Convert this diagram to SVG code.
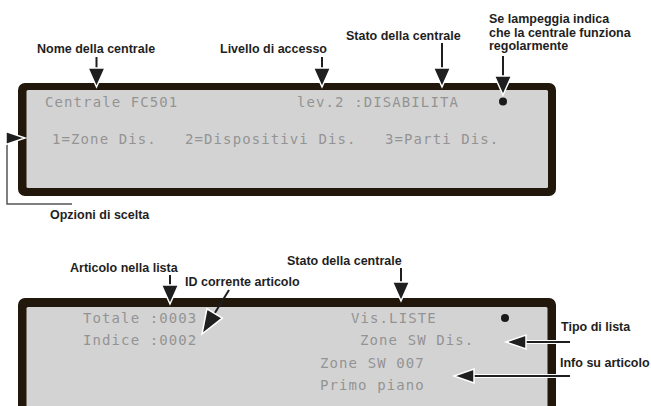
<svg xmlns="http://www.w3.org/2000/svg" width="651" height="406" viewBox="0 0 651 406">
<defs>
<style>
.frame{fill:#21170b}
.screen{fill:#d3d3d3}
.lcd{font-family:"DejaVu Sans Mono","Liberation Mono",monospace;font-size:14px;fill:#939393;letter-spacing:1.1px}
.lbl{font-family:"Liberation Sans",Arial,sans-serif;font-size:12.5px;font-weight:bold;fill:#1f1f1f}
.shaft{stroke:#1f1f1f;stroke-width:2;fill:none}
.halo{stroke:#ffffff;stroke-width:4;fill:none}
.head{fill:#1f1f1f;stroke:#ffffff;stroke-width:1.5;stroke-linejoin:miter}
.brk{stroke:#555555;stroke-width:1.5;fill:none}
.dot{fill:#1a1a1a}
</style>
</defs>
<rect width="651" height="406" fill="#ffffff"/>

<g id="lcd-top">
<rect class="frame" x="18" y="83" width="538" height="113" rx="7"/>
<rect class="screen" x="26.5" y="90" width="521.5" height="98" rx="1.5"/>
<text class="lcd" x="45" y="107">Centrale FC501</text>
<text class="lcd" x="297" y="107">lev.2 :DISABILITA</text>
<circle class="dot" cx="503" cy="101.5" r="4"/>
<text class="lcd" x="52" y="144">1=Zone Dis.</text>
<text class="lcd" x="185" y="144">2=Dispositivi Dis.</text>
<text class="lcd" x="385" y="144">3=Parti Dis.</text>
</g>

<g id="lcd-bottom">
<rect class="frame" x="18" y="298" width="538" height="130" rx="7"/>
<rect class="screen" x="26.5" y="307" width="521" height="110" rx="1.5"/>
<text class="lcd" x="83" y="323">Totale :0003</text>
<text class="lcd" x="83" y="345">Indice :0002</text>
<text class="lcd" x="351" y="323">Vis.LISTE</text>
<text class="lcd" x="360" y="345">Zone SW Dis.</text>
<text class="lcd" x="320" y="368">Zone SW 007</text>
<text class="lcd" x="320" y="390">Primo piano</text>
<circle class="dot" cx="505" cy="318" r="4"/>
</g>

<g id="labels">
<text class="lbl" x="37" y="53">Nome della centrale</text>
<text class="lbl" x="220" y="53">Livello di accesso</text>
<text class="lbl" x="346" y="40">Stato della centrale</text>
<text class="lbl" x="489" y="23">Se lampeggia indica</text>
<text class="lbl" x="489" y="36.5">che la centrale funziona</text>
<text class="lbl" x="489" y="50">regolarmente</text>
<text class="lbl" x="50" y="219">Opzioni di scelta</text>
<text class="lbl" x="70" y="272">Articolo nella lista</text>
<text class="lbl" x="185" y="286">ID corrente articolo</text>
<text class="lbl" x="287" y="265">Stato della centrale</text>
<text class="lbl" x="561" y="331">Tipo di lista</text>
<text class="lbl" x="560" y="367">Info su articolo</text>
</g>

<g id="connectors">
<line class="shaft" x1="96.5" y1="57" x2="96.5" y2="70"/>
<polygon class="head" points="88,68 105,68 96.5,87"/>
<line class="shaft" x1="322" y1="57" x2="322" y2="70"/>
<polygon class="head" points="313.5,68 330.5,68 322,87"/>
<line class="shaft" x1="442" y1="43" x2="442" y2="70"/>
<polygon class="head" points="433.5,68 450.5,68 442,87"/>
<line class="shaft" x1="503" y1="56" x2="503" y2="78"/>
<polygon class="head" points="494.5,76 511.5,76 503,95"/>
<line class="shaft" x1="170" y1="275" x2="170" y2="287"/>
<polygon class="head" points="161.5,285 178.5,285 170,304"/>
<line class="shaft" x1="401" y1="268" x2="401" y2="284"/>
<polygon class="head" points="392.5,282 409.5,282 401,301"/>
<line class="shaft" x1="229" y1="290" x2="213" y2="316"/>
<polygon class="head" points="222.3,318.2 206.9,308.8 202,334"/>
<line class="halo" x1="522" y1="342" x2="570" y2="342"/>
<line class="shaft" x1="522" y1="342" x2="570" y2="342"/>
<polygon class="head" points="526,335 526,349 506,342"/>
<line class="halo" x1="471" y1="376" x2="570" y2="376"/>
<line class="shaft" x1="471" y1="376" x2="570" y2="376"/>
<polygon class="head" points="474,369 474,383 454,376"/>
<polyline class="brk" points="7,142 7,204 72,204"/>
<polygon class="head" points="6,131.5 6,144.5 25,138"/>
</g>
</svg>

————

> [TASK TO CARRY OUT]: Your task is to repeat the data above exactly while excluding the pictures.

> [EXERCISE SOLUTION]:
Convert this diagram to SVG code.
<svg xmlns="http://www.w3.org/2000/svg" width="651" height="406" viewBox="0 0 651 406">
<defs>
<style>
.frame{fill:#21170b}
.screen{fill:#d3d3d3}
.lcd{font-family:"DejaVu Sans Mono","Liberation Mono",monospace;font-size:14px;fill:#939393;letter-spacing:1.1px}
.lbl{font-family:"Liberation Sans",Arial,sans-serif;font-size:12.5px;font-weight:bold;fill:#1f1f1f}
.shaft{stroke:#1f1f1f;stroke-width:2;fill:none}
.halo{stroke:#ffffff;stroke-width:4;fill:none}
.head{fill:#1f1f1f;stroke:#ffffff;stroke-width:1.5;stroke-linejoin:miter}
.brk{stroke:#555555;stroke-width:1.5;fill:none}
.dot{fill:#1a1a1a}
</style>
</defs>
<rect width="651" height="406" fill="#ffffff"/>

<g id="lcd-top">
<rect class="frame" x="18" y="83" width="538" height="113" rx="7"/>
<rect class="screen" x="26.5" y="90" width="521.5" height="98" rx="1.5"/>
<text class="lcd" x="45" y="107">Centrale FC501</text>
<text class="lcd" x="297" y="107">lev.2 :DISABILITA</text>
<circle class="dot" cx="503" cy="101.5" r="4"/>
<text class="lcd" x="52" y="144">1=Zone Dis.</text>
<text class="lcd" x="185" y="144">2=Dispositivi Dis.</text>
<text class="lcd" x="385" y="144">3=Parti Dis.</text>
</g>

<g id="lcd-bottom">
<rect class="frame" x="18" y="298" width="538" height="130" rx="7"/>
<rect class="screen" x="26.5" y="307" width="521" height="110" rx="1.5"/>
<text class="lcd" x="83" y="323">Totale :0003</text>
<text class="lcd" x="83" y="345">Indice :0002</text>
<text class="lcd" x="351" y="323">Vis.LISTE</text>
<text class="lcd" x="360" y="345">Zone SW Dis.</text>
<text class="lcd" x="320" y="368">Zone SW 007</text>
<text class="lcd" x="320" y="390">Primo piano</text>
<circle class="dot" cx="505" cy="318" r="4"/>
</g>

<g id="labels">
<text class="lbl" x="37" y="53">Nome della centrale</text>
<text class="lbl" x="220" y="53">Livello di accesso</text>
<text class="lbl" x="346" y="40">Stato della centrale</text>
<text class="lbl" x="489" y="23">Se lampeggia indica</text>
<text class="lbl" x="489" y="36.5">che la centrale funziona</text>
<text class="lbl" x="489" y="50">regolarmente</text>
<text class="lbl" x="50" y="219">Opzioni di scelta</text>
<text class="lbl" x="70" y="272">Articolo nella lista</text>
<text class="lbl" x="185" y="286">ID corrente articolo</text>
<text class="lbl" x="287" y="265">Stato della centrale</text>
<text class="lbl" x="561" y="331">Tipo di lista</text>
<text class="lbl" x="560" y="367">Info su articolo</text>
</g>

<g id="connectors">
<line class="shaft" x1="96.5" y1="57" x2="96.5" y2="70"/>
<polygon class="head" points="88,68 105,68 96.5,87"/>
<line class="shaft" x1="322" y1="57" x2="322" y2="70"/>
<polygon class="head" points="313.5,68 330.5,68 322,87"/>
<line class="shaft" x1="442" y1="43" x2="442" y2="70"/>
<polygon class="head" points="433.5,68 450.5,68 442,87"/>
<line class="shaft" x1="503" y1="56" x2="503" y2="78"/>
<polygon class="head" points="494.5,76 511.5,76 503,95"/>
<line class="shaft" x1="170" y1="275" x2="170" y2="287"/>
<polygon class="head" points="161.5,285 178.5,285 170,304"/>
<line class="shaft" x1="401" y1="268" x2="401" y2="284"/>
<polygon class="head" points="392.5,282 409.5,282 401,301"/>
<line class="shaft" x1="229" y1="290" x2="213" y2="316"/>
<polygon class="head" points="222.3,318.2 206.9,308.8 202,334"/>
<line class="halo" x1="522" y1="342" x2="570" y2="342"/>
<line class="shaft" x1="522" y1="342" x2="570" y2="342"/>
<polygon class="head" points="526,335 526,349 506,342"/>
<line class="halo" x1="471" y1="376" x2="570" y2="376"/>
<line class="shaft" x1="471" y1="376" x2="570" y2="376"/>
<polygon class="head" points="474,369 474,383 454,376"/>
<polyline class="brk" points="7,142 7,204 72,204"/>
<polygon class="head" points="6,131.5 6,144.5 25,138"/>
</g>
</svg>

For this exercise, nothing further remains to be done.